You start with a “fairly normal” wheel. Then you read about pedals. Then someone mentions direct drive. Then you find out that the whole rig can actually move. Then you start looking at cockpits. Then you say “I’m just looking.”
And we all know what “I’m just looking” means.
It means that in three weeks there’ll be an enormous box in the house, and you’ll have to explain why this thing that looks like a frame for interrogating astronauts is, in fact, a sensible purchase.

There’s something really beautiful about people who start late. The one who starts at 56. The one who starts at 40. The one who, at 59, says they enjoy it just as much as ever. The one who, at 51, insists they still look amazing, even though they’re probably sweating as if they’d pushed the car themselves.
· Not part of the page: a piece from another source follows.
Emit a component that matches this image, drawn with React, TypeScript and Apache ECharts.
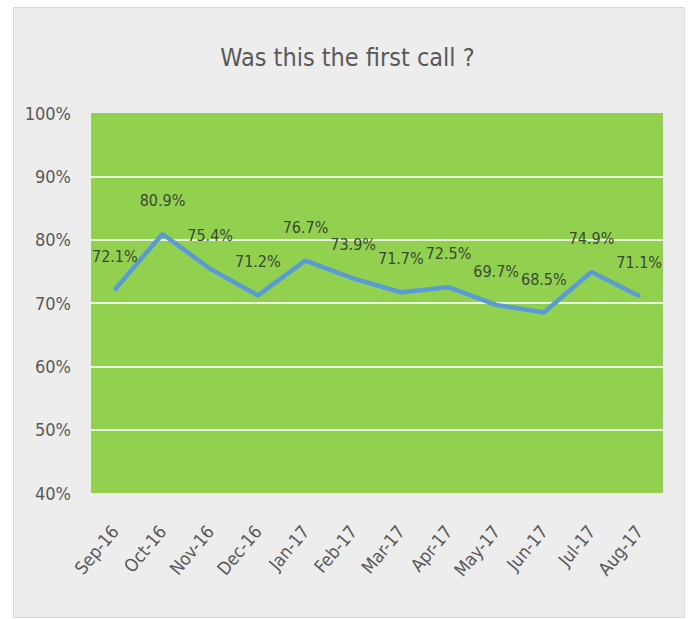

Adult sim racing has less to do with being the youngest and more to do with still wanting it. Wanting to learn a racing line. Wanting to shave off half a second. Wanting to understand why on earth the car understeers in that corner. Wanting to improve without anyone forcing you to.
There’s enormous beauty in learning something difficult when you’re no longer at the age where you do it to impress anyone.
Learning as an adult is a form of rebellion.
It’s telling life: I’m not finished yet. I can still be a beginner. I can still make a fool of myself. I can still get excited about a clean lap. I can still shout “come on!” in an empty room because I finished eighth, but eighth with dignity.
At a certain age, free time gets strange. Not just strange as in scarce, but strange in quality. You can have a free hour and not know what to do with it. You can be too tired to go out, too awake to sleep, too burned out to watch another series, and too grown-up to admit that you need to play.
Maybe your 20s are better for reflexes. Maybe your 30s are better for starting to buy things. But your 40s have something special: a dangerous mix of nostalgia, judgment, accumulated tiredness, and a bank card. At 40 you already know you’re not going to be a professional driver. And that’s precisely why you can enjoy it more.
You’re no longer chasing a career. You’re chasing a feeling. The feeling of nailing a corner. Of finding a rhythm. Of racing cleanly.
Of switching off the world for a few laps.